Directive: Scan the data below for the string "page". Show every line where it turns up.

— start of Source data —

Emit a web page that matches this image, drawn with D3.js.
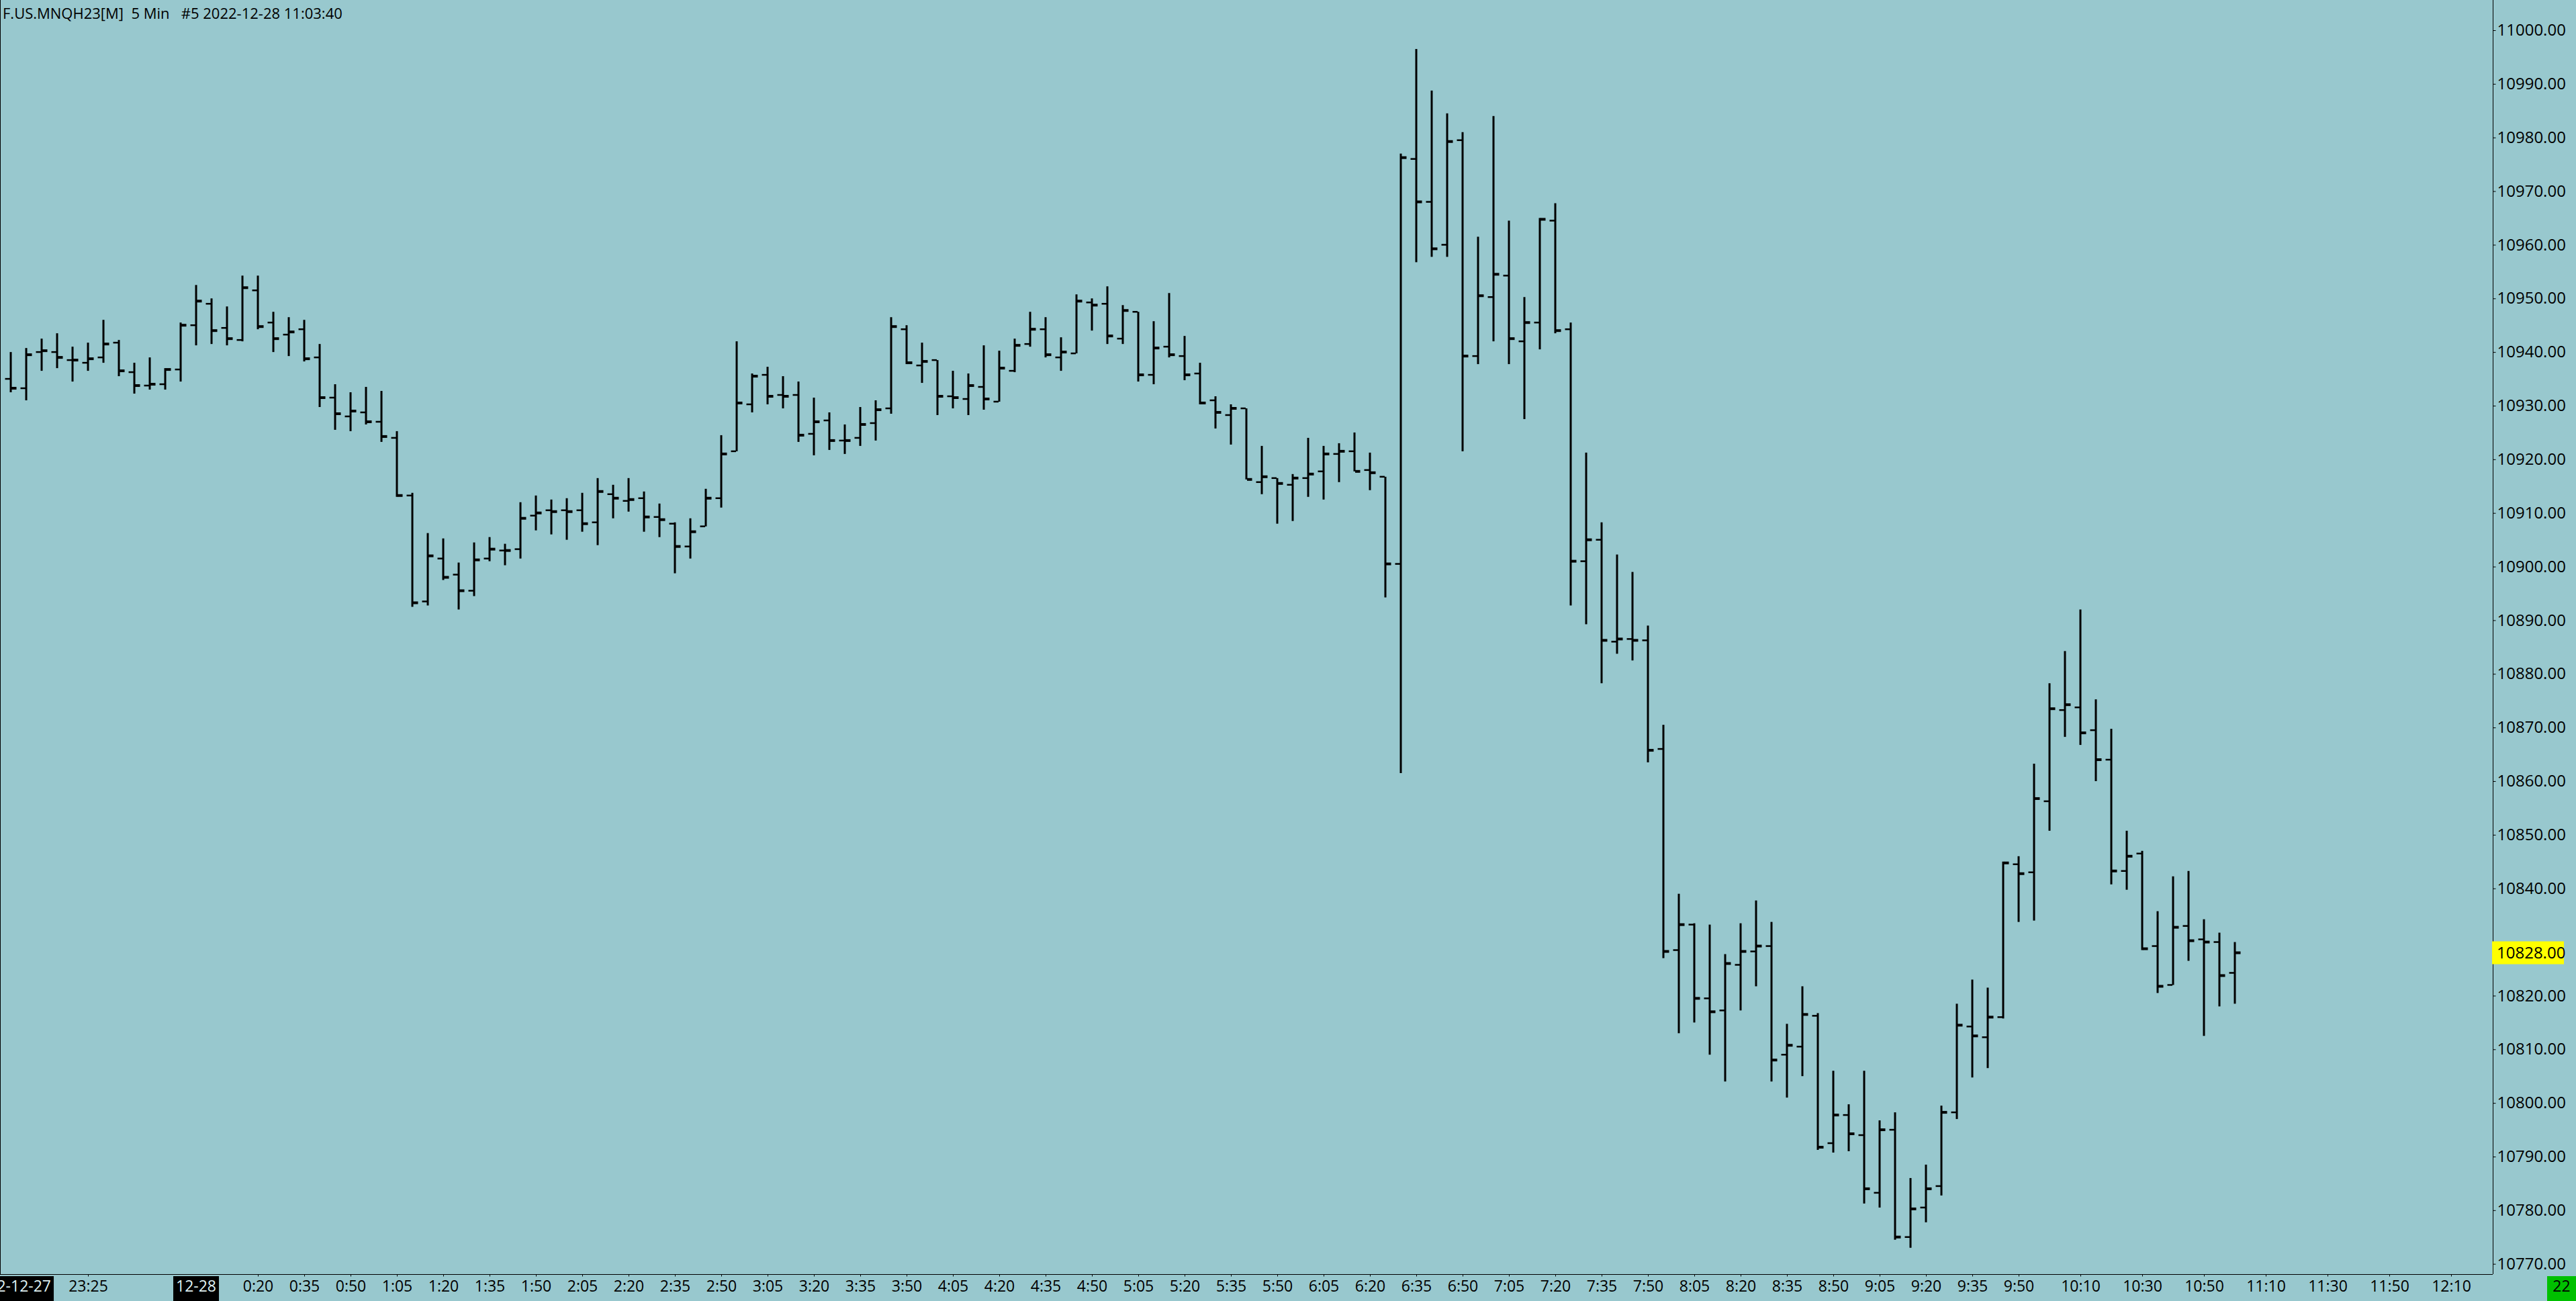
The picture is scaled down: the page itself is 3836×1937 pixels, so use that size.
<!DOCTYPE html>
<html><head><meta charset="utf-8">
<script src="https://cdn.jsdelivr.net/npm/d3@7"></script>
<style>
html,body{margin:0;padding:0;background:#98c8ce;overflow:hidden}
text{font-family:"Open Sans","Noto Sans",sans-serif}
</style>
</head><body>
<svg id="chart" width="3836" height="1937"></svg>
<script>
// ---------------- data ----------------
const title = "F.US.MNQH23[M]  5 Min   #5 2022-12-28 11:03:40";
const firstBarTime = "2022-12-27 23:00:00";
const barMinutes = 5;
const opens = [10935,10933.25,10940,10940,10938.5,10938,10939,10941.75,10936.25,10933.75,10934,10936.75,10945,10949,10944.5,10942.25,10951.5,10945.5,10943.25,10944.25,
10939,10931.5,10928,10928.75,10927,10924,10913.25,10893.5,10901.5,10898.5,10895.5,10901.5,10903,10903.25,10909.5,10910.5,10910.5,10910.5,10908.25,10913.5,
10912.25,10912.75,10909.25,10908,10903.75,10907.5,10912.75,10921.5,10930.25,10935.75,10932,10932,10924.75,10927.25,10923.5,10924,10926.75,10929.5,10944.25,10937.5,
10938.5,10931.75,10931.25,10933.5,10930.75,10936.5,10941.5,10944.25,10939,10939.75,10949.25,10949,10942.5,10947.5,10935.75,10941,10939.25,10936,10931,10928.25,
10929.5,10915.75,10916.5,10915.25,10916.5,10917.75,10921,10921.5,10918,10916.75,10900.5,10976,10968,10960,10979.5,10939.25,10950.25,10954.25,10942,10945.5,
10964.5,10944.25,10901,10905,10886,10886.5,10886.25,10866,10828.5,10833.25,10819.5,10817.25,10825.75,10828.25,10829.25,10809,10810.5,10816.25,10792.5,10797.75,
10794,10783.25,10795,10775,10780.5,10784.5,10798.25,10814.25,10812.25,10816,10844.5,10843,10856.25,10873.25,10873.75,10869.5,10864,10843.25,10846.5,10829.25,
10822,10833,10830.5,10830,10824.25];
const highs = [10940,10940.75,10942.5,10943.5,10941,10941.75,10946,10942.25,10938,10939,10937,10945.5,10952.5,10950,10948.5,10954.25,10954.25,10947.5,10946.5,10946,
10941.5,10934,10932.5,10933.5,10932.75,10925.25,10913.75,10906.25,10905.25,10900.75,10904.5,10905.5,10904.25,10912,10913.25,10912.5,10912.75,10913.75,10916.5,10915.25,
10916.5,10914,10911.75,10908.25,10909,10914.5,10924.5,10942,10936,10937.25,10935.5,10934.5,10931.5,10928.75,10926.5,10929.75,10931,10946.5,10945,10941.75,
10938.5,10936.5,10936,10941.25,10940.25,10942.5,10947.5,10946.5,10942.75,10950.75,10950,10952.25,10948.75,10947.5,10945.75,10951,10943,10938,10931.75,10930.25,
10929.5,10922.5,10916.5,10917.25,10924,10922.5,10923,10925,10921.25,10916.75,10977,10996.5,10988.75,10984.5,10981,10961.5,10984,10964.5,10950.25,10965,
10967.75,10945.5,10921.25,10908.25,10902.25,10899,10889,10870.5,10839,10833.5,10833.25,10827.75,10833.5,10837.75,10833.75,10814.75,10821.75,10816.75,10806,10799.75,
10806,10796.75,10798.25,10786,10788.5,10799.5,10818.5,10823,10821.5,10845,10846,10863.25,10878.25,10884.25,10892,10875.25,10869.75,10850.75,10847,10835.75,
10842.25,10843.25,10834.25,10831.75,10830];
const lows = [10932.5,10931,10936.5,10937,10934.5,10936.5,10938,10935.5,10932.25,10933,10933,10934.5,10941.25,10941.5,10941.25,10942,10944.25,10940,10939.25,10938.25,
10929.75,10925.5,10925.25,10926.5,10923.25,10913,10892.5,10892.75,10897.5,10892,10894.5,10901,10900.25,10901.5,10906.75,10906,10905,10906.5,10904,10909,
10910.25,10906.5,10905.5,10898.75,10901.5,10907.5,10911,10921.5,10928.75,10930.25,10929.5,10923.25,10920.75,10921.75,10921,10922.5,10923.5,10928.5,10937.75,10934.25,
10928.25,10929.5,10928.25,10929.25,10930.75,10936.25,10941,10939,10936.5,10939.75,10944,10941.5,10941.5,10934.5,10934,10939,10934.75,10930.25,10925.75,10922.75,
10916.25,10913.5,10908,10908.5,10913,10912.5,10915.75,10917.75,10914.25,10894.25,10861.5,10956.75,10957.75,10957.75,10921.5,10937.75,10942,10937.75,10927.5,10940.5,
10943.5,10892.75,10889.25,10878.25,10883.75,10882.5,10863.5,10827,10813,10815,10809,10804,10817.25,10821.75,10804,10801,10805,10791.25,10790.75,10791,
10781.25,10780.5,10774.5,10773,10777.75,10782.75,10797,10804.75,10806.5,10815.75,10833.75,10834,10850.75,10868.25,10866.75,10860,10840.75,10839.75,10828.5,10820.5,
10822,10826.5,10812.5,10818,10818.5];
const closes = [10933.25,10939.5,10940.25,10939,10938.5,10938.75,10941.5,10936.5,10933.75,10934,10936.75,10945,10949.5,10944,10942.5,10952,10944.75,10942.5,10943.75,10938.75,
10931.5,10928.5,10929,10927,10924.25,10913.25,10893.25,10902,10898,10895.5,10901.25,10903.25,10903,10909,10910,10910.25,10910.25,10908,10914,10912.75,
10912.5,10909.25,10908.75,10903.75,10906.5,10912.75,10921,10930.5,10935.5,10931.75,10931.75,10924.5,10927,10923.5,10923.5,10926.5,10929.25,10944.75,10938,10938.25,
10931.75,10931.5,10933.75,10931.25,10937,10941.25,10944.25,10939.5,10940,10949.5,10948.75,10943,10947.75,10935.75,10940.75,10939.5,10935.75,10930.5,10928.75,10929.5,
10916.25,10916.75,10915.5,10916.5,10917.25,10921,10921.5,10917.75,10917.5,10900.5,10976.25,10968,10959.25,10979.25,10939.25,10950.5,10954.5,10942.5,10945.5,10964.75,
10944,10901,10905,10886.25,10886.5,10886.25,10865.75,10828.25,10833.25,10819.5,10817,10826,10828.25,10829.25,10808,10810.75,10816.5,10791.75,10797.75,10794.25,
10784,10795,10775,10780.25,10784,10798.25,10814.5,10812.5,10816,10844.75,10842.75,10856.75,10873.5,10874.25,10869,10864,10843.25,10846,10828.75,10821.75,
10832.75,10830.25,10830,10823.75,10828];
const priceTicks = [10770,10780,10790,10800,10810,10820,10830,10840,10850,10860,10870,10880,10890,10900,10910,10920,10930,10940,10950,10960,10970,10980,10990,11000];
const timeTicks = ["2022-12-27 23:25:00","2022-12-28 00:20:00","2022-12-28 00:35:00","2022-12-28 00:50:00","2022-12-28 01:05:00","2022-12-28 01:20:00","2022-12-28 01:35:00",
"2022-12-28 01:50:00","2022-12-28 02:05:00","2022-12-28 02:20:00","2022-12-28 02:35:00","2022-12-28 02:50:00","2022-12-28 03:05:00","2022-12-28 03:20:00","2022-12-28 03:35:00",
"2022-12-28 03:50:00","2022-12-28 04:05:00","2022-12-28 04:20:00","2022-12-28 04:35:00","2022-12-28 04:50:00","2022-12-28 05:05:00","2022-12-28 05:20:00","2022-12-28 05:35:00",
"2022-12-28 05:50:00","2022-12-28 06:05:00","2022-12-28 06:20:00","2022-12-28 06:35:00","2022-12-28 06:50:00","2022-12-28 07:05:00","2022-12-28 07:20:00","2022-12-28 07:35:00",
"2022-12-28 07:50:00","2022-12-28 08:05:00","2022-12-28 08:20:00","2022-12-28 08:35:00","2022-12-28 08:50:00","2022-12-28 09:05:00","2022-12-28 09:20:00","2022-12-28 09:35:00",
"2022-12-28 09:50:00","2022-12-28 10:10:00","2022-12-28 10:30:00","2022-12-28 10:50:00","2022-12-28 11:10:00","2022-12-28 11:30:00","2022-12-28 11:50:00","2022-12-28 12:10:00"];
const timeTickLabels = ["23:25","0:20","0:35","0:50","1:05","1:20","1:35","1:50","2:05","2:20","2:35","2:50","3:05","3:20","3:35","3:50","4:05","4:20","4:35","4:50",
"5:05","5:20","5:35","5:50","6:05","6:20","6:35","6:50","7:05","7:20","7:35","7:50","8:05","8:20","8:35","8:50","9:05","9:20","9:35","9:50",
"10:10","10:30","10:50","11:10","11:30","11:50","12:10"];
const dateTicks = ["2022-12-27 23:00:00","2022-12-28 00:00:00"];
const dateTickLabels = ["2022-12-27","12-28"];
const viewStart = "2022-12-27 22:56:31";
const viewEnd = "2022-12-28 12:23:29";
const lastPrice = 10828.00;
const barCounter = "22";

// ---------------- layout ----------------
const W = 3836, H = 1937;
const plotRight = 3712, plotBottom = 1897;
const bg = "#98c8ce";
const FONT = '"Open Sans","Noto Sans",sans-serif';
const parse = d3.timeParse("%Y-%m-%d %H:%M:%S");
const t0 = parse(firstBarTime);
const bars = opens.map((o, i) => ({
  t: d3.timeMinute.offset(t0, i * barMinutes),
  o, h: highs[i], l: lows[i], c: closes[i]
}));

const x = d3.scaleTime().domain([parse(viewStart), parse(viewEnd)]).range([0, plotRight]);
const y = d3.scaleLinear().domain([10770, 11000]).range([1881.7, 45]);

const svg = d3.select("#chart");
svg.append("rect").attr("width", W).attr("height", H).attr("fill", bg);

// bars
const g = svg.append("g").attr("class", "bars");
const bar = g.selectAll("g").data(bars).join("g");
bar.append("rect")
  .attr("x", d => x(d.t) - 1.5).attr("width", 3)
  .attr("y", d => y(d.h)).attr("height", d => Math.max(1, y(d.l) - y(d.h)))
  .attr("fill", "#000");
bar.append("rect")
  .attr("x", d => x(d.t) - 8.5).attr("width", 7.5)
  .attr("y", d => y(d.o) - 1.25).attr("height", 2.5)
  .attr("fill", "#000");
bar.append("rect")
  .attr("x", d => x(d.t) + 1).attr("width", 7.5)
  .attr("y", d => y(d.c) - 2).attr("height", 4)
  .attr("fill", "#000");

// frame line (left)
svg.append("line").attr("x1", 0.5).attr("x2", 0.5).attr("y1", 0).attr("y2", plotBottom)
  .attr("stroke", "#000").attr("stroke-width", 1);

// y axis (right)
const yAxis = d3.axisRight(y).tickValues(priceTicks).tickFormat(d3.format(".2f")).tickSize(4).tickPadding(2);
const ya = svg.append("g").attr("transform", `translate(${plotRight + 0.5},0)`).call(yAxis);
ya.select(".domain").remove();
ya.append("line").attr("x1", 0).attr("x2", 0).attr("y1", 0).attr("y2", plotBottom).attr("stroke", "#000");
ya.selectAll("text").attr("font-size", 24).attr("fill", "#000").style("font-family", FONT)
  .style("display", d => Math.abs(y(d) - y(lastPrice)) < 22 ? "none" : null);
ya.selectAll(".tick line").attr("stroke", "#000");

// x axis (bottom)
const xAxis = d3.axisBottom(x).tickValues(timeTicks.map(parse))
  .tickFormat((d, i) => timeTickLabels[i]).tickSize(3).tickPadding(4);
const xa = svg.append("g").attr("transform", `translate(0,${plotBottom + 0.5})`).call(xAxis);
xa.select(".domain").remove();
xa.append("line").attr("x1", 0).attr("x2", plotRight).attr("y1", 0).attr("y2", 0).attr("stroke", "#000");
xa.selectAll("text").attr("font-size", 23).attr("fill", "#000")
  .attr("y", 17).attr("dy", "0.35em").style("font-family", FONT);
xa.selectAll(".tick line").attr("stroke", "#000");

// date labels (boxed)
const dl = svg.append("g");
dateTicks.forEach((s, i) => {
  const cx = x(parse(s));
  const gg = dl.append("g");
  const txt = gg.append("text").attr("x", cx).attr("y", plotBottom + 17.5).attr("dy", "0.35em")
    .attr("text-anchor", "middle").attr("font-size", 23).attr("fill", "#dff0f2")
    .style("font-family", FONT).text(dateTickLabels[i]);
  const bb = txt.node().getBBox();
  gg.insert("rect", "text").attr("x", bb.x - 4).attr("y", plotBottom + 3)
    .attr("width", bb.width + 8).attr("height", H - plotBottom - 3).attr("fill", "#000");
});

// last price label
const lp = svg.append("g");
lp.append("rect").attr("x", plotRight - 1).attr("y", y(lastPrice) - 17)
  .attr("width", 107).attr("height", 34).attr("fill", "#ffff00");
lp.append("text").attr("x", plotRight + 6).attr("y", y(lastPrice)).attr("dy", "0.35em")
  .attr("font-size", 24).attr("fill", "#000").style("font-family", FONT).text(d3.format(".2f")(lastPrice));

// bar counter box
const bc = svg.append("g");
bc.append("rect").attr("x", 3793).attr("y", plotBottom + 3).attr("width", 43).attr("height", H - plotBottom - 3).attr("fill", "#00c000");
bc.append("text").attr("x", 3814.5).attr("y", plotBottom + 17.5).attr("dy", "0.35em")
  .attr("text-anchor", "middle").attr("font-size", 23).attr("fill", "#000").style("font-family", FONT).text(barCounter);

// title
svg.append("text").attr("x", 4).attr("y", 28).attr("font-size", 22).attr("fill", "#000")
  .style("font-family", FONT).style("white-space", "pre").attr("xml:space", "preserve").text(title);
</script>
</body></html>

— end of Source data —

Solved problem:
Emit a web page that matches this image, drawn with D3.js.
The picture is scaled down: the page itself is 3836×1937 pixels, so use that size.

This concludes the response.